## [Written task]
Copy out the whole listing exactly as written, leaving the pictures behind.

Start Dataset excerpt

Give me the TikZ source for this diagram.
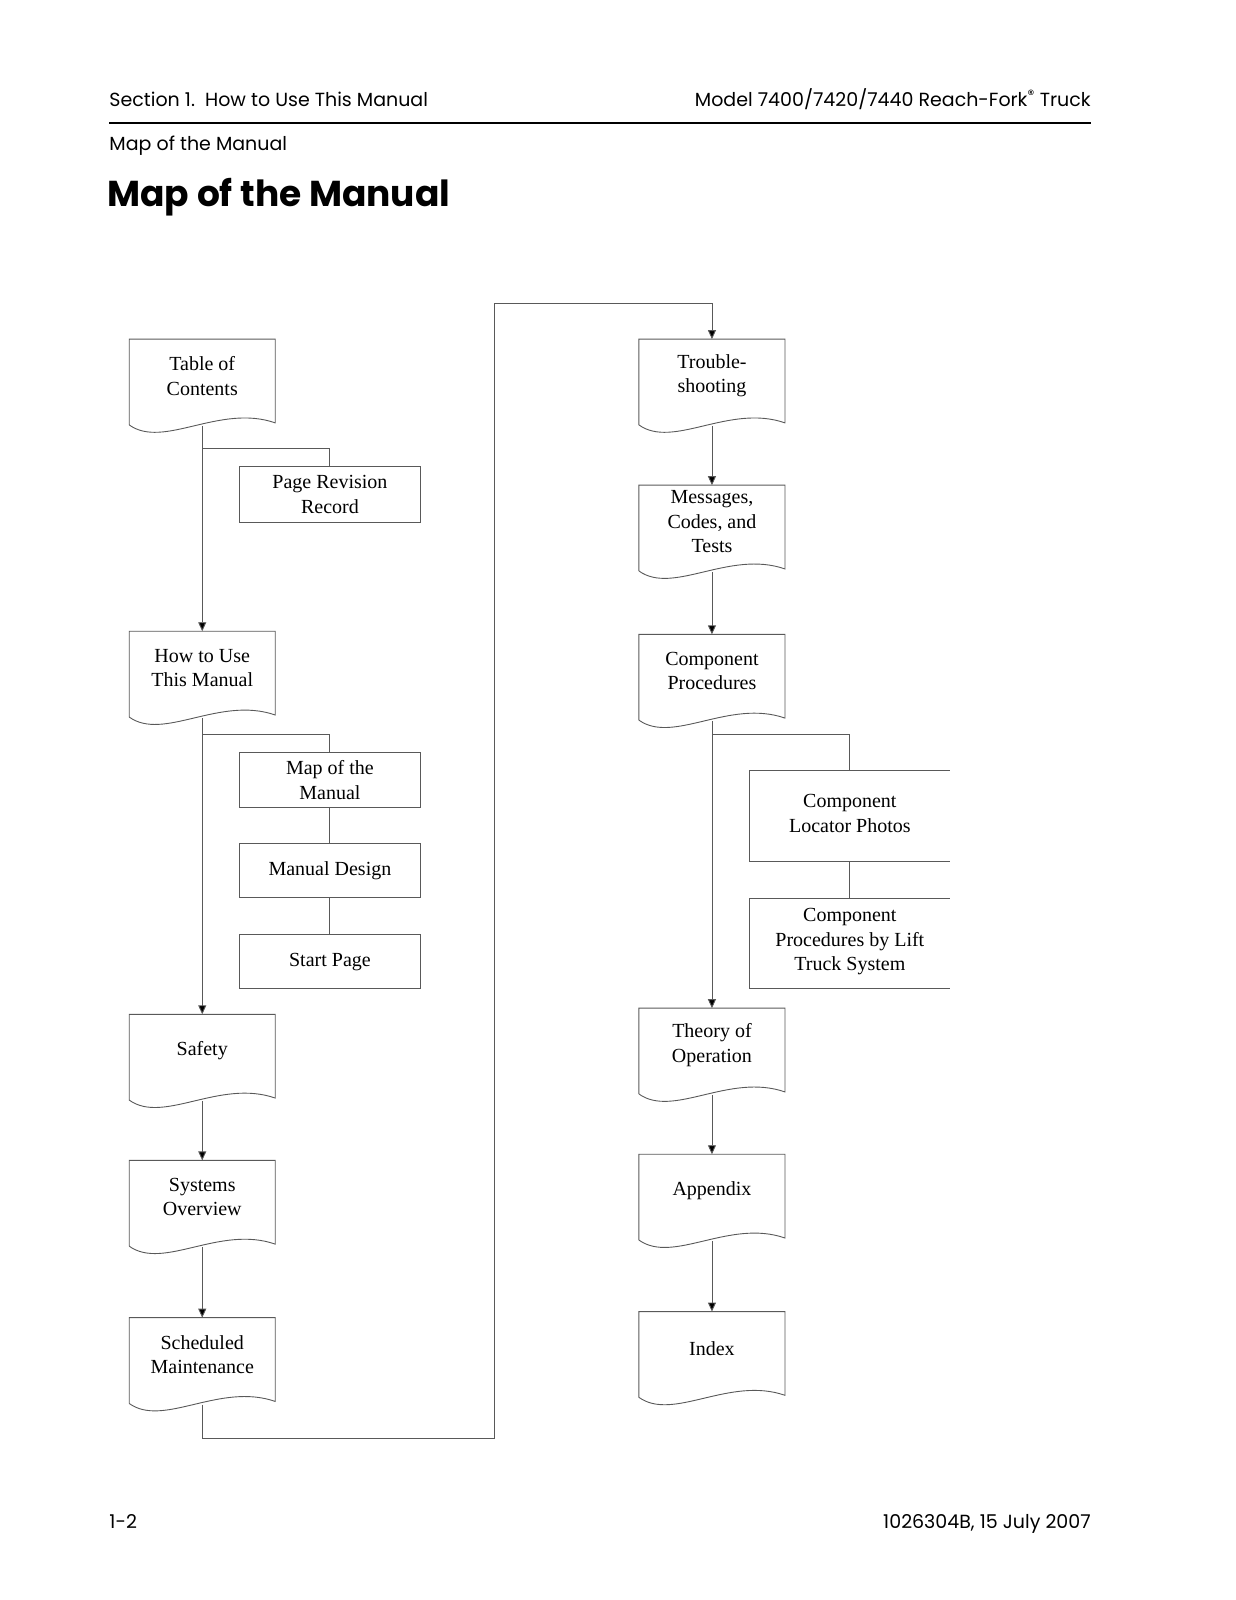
\documentclass[tikz,border=0pt]{standalone}
\usepackage{fontspec}
\setmainfont{Liberation Serif}
\newfontfamily\hdr{Poppins}
\usetikzlibrary{arrows.meta}
\tikzset{
  box/.style={draw=black!65, line width=0.9pt},
  con/.style={draw=black!65, line width=0.9pt},
  arr/.style={con, -{Triangle[length=9pt,width=8pt,fill=black]}},
  txt/.style={align=center, font=\fontsize{20}{24.5}\selectfont, inner sep=0pt},
  hd/.style={font=\hdr\fontsize{19}{22}\selectfont, inner sep=0pt},
}
% #1 name, #2 cx, #3 top, #4 bottom (left corner), #5 text
\newcommand\docnode[5]{%
  \draw[box] ({#2-71.5},{#4}) -- ({#2-71.5},{#3}) -- ({#2+71.5},{#3}) -- ({#2+71.5},{#4-2})
    .. controls ({#2+17},{#4-21}) and ({#2-38},{#4+24}) .. ({#2-71.5},{#4});
  \node[txt] (#1) at (#2,{(#3+#4)/2-6}) {#5};
  \coordinate (#1t) at (#2,#3);
  \coordinate (#1b) at (#2,{#4+1});
}
% rect: #1 name, #2 cx, #3 top, #4 bottom, #5 text
\newcommand\rectnode[5]{%
  \draw[box] ({#2-89},{#3}) rectangle ({#2+89},{#4});
  \node[txt] (#1) at (#2,{(#3+#4)/2}) {#5};
  \coordinate (#1t) at (#2,#3);
  \coordinate (#1b) at (#2,#4);
}
% open rect (no right side): #1 name, #2 left, #3 right, #4 top, #5 bottom, #6 text
\newcommand\opennode[6]{%
  \draw[box] ({#3},{#4}) -- ({#2},{#4}) -- ({#2},{#5}) -- ({#3},{#5});
  \node[txt] (#1) at ({(#2+#3)/2},{(#4+#5)/2-2}) {#6};
  \coordinate (#1t) at ({(#2+#3)/2},#4);
  \coordinate (#1b) at ({(#2+#3)/2},#5);
}
\begin{document}
\begin{tikzpicture}[x=1.0215pt,y=-1.0215pt]
\useasboundingbox (0,0) rectangle (1210,1566.4);
% header
\node[hd, anchor=base west] (h1) at (107,104) {Section 1.\ \ How to Use This Manual};
\node[hd, anchor=base east] (h2) at (1068,104) {Model 7400/7420/7440 Reach-Fork\textsuperscript{\textregistered} Truck};
\coordinate (r1) at (107,120); \coordinate (r2) at (1068,120);
\draw[line width=2pt] (r1) -- (r2);
\node[hd, anchor=base west] (h3) at (107,147) {Map of the Manual};
\node[anchor=base west, inner sep=0pt, font=\hdr\bfseries\fontsize{36}{40}\selectfont] (title) at (105,202) {Map of the Manual};
\node[hd, anchor=base west] (f1) at (107,1496) {1-2};
\node[hd, anchor=base east] (f2) at (1068,1496) {1026304B, 15 July 2007};

% left column
\docnode{toc}{198}{332}{416}{Table of\\Contents}
\rectnode{prr}{323}{457}{511}{Page Revision\\Record}
\docnode{how}{198}{618}{702}{How to Use\\This Manual}
\rectnode{map}{323}{737}{790}{Map of the\\Manual}
\rectnode{md}{323}{826}{879}{Manual Design}
\rectnode{sp}{323}{915}{968}{Start Page}
\docnode{saf}{198}{993}{1077}{Safety}
\docnode{sys}{198}{1136}{1220}{Systems\\Overview}
\docnode{sch}{198}{1290}{1374}{Scheduled\\Maintenance}
% right column
\docnode{tro}{697}{332}{416}{Trouble-\\shooting}
\docnode{msg}{697}{475}{559}{Messages,\\Codes, and\\Tests}
\docnode{cp}{697}{621}{705}{Component\\Procedures}
\opennode{clp}{734}{930}{754}{843}{Component\\Locator Photos}
\opennode{cpl}{734}{930}{880}{968}{Component\\Procedures by Lift\\Truck System}
\docnode{tho}{697}{987}{1071}{Theory of\\Operation}
\docnode{app}{697}{1130}{1214}{Appendix}
\docnode{idx}{697}{1284}{1368}{Index}

% connectors
\draw[arr] (tocb) -- (howt);
\draw[con] (198,439) -| (prrt);
\draw[arr] (howb) -- (saft);
\draw[con] (198,719) -| (mapt);
\draw[con] (mapb) -- (mdt);
\draw[con] (mdb) -- (spt);
\draw[arr] (safb) -- (syst);
\draw[arr] (sysb) -- (scht);
\coordinate (c1) at (198,1408);
\coordinate (c2) at (484,1408);
\coordinate (c3) at (484,297);
\coordinate (c4) at (697,297);
\draw[con] (schb) -- (c1) -- (c2) -- (c3) -- (c4);
\draw[arr] (c4) -- (trot);
\draw[arr] (trob) -- (msgt);
\draw[arr] (msgb) -- (cpt);
\draw[arr] (cpb) -- (thot);
\draw[con] (697,719) -| (clpt);
\draw[con] (clpb) -- (cplt);
\draw[arr] (thob) -- (appt);
\draw[arr] (appb) -- (idxt);
\end{tikzpicture}
\end{document}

End Dataset excerpt

## [Written response]
Give me the TikZ source for this diagram.
\documentclass[tikz,border=0pt]{standalone}
\usepackage{fontspec}
\setmainfont{Liberation Serif}
\newfontfamily\hdr{Poppins}
\usetikzlibrary{arrows.meta}
\tikzset{
  box/.style={draw=black!65, line width=0.9pt},
  con/.style={draw=black!65, line width=0.9pt},
  arr/.style={con, -{Triangle[length=9pt,width=8pt,fill=black]}},
  txt/.style={align=center, font=\fontsize{20}{24.5}\selectfont, inner sep=0pt},
  hd/.style={font=\hdr\fontsize{19}{22}\selectfont, inner sep=0pt},
}
% #1 name, #2 cx, #3 top, #4 bottom (left corner), #5 text
\newcommand\docnode[5]{%
  \draw[box] ({#2-71.5},{#4}) -- ({#2-71.5},{#3}) -- ({#2+71.5},{#3}) -- ({#2+71.5},{#4-2})
    .. controls ({#2+17},{#4-21}) and ({#2-38},{#4+24}) .. ({#2-71.5},{#4});
  \node[txt] (#1) at (#2,{(#3+#4)/2-6}) {#5};
  \coordinate (#1t) at (#2,#3);
  \coordinate (#1b) at (#2,{#4+1});
}
% rect: #1 name, #2 cx, #3 top, #4 bottom, #5 text
\newcommand\rectnode[5]{%
  \draw[box] ({#2-89},{#3}) rectangle ({#2+89},{#4});
  \node[txt] (#1) at (#2,{(#3+#4)/2}) {#5};
  \coordinate (#1t) at (#2,#3);
  \coordinate (#1b) at (#2,#4);
}
% open rect (no right side): #1 name, #2 left, #3 right, #4 top, #5 bottom, #6 text
\newcommand\opennode[6]{%
  \draw[box] ({#3},{#4}) -- ({#2},{#4}) -- ({#2},{#5}) -- ({#3},{#5});
  \node[txt] (#1) at ({(#2+#3)/2},{(#4+#5)/2-2}) {#6};
  \coordinate (#1t) at ({(#2+#3)/2},#4);
  \coordinate (#1b) at ({(#2+#3)/2},#5);
}
\begin{document}
\begin{tikzpicture}[x=1.0215pt,y=-1.0215pt]
\useasboundingbox (0,0) rectangle (1210,1566.4);
% header
\node[hd, anchor=base west] (h1) at (107,104) {Section 1.\ \ How to Use This Manual};
\node[hd, anchor=base east] (h2) at (1068,104) {Model 7400/7420/7440 Reach-Fork\textsuperscript{\textregistered} Truck};
\coordinate (r1) at (107,120); \coordinate (r2) at (1068,120);
\draw[line width=2pt] (r1) -- (r2);
\node[hd, anchor=base west] (h3) at (107,147) {Map of the Manual};
\node[anchor=base west, inner sep=0pt, font=\hdr\bfseries\fontsize{36}{40}\selectfont] (title) at (105,202) {Map of the Manual};
\node[hd, anchor=base west] (f1) at (107,1496) {1-2};
\node[hd, anchor=base east] (f2) at (1068,1496) {1026304B, 15 July 2007};

% left column
\docnode{toc}{198}{332}{416}{Table of\\Contents}
\rectnode{prr}{323}{457}{511}{Page Revision\\Record}
\docnode{how}{198}{618}{702}{How to Use\\This Manual}
\rectnode{map}{323}{737}{790}{Map of the\\Manual}
\rectnode{md}{323}{826}{879}{Manual Design}
\rectnode{sp}{323}{915}{968}{Start Page}
\docnode{saf}{198}{993}{1077}{Safety}
\docnode{sys}{198}{1136}{1220}{Systems\\Overview}
\docnode{sch}{198}{1290}{1374}{Scheduled\\Maintenance}
% right column
\docnode{tro}{697}{332}{416}{Trouble-\\shooting}
\docnode{msg}{697}{475}{559}{Messages,\\Codes, and\\Tests}
\docnode{cp}{697}{621}{705}{Component\\Procedures}
\opennode{clp}{734}{930}{754}{843}{Component\\Locator Photos}
\opennode{cpl}{734}{930}{880}{968}{Component\\Procedures by Lift\\Truck System}
\docnode{tho}{697}{987}{1071}{Theory of\\Operation}
\docnode{app}{697}{1130}{1214}{Appendix}
\docnode{idx}{697}{1284}{1368}{Index}

% connectors
\draw[arr] (tocb) -- (howt);
\draw[con] (198,439) -| (prrt);
\draw[arr] (howb) -- (saft);
\draw[con] (198,719) -| (mapt);
\draw[con] (mapb) -- (mdt);
\draw[con] (mdb) -- (spt);
\draw[arr] (safb) -- (syst);
\draw[arr] (sysb) -- (scht);
\coordinate (c1) at (198,1408);
\coordinate (c2) at (484,1408);
\coordinate (c3) at (484,297);
\coordinate (c4) at (697,297);
\draw[con] (schb) -- (c1) -- (c2) -- (c3) -- (c4);
\draw[arr] (c4) -- (trot);
\draw[arr] (trob) -- (msgt);
\draw[arr] (msgb) -- (cpt);
\draw[arr] (cpb) -- (thot);
\draw[con] (697,719) -| (clpt);
\draw[con] (clpb) -- (cplt);
\draw[arr] (thob) -- (appt);
\draw[arr] (appb) -- (idxt);
\end{tikzpicture}
\end{document}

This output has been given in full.